According to the given formula, the water vapor collection efficiency of PS-PDA with PDA content ranging from 1% to 7% has been calculated and is illustrated in

Table 1. Evaporation efficiency of PS-PDA doped with different PDA concentrations.

Group	1-Top	1-Bottom	3-Top	3-Bottom	5-Top	5-Bottom	7-Top	7-Bottom
Efficiency	53%	53%	59%	54%	77%	78%	69%	63%

and Figure 5D. Remarkably, for PS-PDA with 5% PDA doping, the efficiency under one sun has exceeded 75%, higher than that of metal nanoparticles and graphene oxide. These efficiencies highlight the competitive performance of PS-PDA photothermal materials, showcasing the potential of PDA-PDA materials in solar-driven applications for water treatment and evaporation systems. This is because PDA has an absorption spectrum that closely matches the solar spectrum, and the porous nature of PS-PDA helps water transport from the liquid to the surface for evaporation.

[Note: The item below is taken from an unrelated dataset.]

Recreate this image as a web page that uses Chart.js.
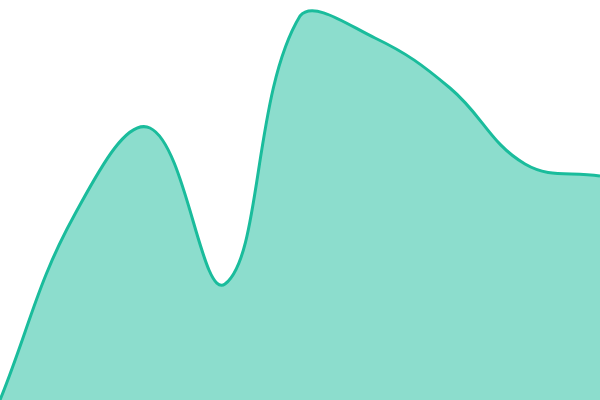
<!DOCTYPE html>
<html>
<head>
<meta charset="utf-8">
<script src="https://cdn.jsdelivr.net/npm/chart.js@4"></script>
<style>
  html, body { margin: 0; padding: 0; background: #fff; }
  #wrap { width: 600px; height: 400px; }
</style>
</head>
<body>
<div id="wrap"><canvas id="chart"></canvas></div>
<script>
const labels = ['1', '2', '3', '4', '5', '6', '7', '8', '9'];
const values = [0, 46.5, 68, 29, 96, 90.5, 78, 59, 56];

const ctx = document.getElementById('chart').getContext('2d');
new Chart(ctx, {
  type: 'line',
  data: {
    labels: labels,
    datasets: [{
      data: values,
      borderColor: '#1abc9c',
      backgroundColor: 'rgba(26, 188, 156, 0.5)',
      borderWidth: 3,
      fill: true,
      tension: 0.4,
      pointRadius: 0,
    }],
  },
  options: {
    responsive: true,
    maintainAspectRatio: false,
    animation: false,
    layout: { padding: 0 },
    scales: {
      x: { display: false },
      y: { display: false, min: 0, max: 100 },
    },
    plugins: {
      legend: { display: false },
      tooltip: { enabled: false },
    },
  },
});
</script>
</body>
</html>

3.5. Solar-Driven Interfacial Water Evaporation Test Outdoors

To explore the practical application possibilities of the PS-PDA evaporators, we further performed water vapor collection tests on the 5% PDA-doped PS-PDA interface evaporator under outdoor solar radiation, as shown in Figure 6A. For comparison, contrast tests were conducted under indoor conditions of 25 °C and 52% air humidity, as well as outdoor conditions of 36 °C and 56% air humidity. The results are plotted in Figure 6B. During the indoor test, the mass of the test water decreased from 80 g to 79.76 g. The relatively weak indoor sunlight led to a lower photon energy absorption by the PS-PDA interface evaporator. In contrast, during the outdoor testing, the mass of the test water decreased from 79.8 g to 78.44 g. The efficiency observed in the outdoor test is in close agreement with the results of other photothermal conversion water vapor harvesting devices. These findings support the practical applicability of the PS-PDA evaporators in real-world settings.

4. Conclusions

In this study, we present a novel solar evaporator design with exceptional performance metrics, including high photothermal conversion efficiency, cost-effectiveness, and environment-friendly. The solar evaporator is a PS-PDA composite porous structure prepared through a NaCl template method. The absorption spectrum of PDA particles closely matches the photon absorption characteristics of the solar spectrum, while PS’s porous structure and density that are similar to water enable its self-floating manner. This composite porous structure exhibits not only high photothermal conversion efficiency but also efficient water transmission. Our study demonstrates that a 5% PDA doping level in PS achieves the optimal water vapor collection efficiency, surpassing 75%. One of the key advantages of this solar evaporator is its use of readily available and environmentally friendly materials. The raw materials, including food-grade PS and biomass-derived PDA, are common and inexpensive. Additionally, the preparation process is simple and scalable, making it suitable for large-scale applications. Overall, the PS-PDA solar evaporator represents a significant advancement in solar evaporation technology, offering a sustainable solution for water-scarce regions. Its high efficiency, low cost, and eco-friendly nature make it a promising candidate for addressing the global water crisis.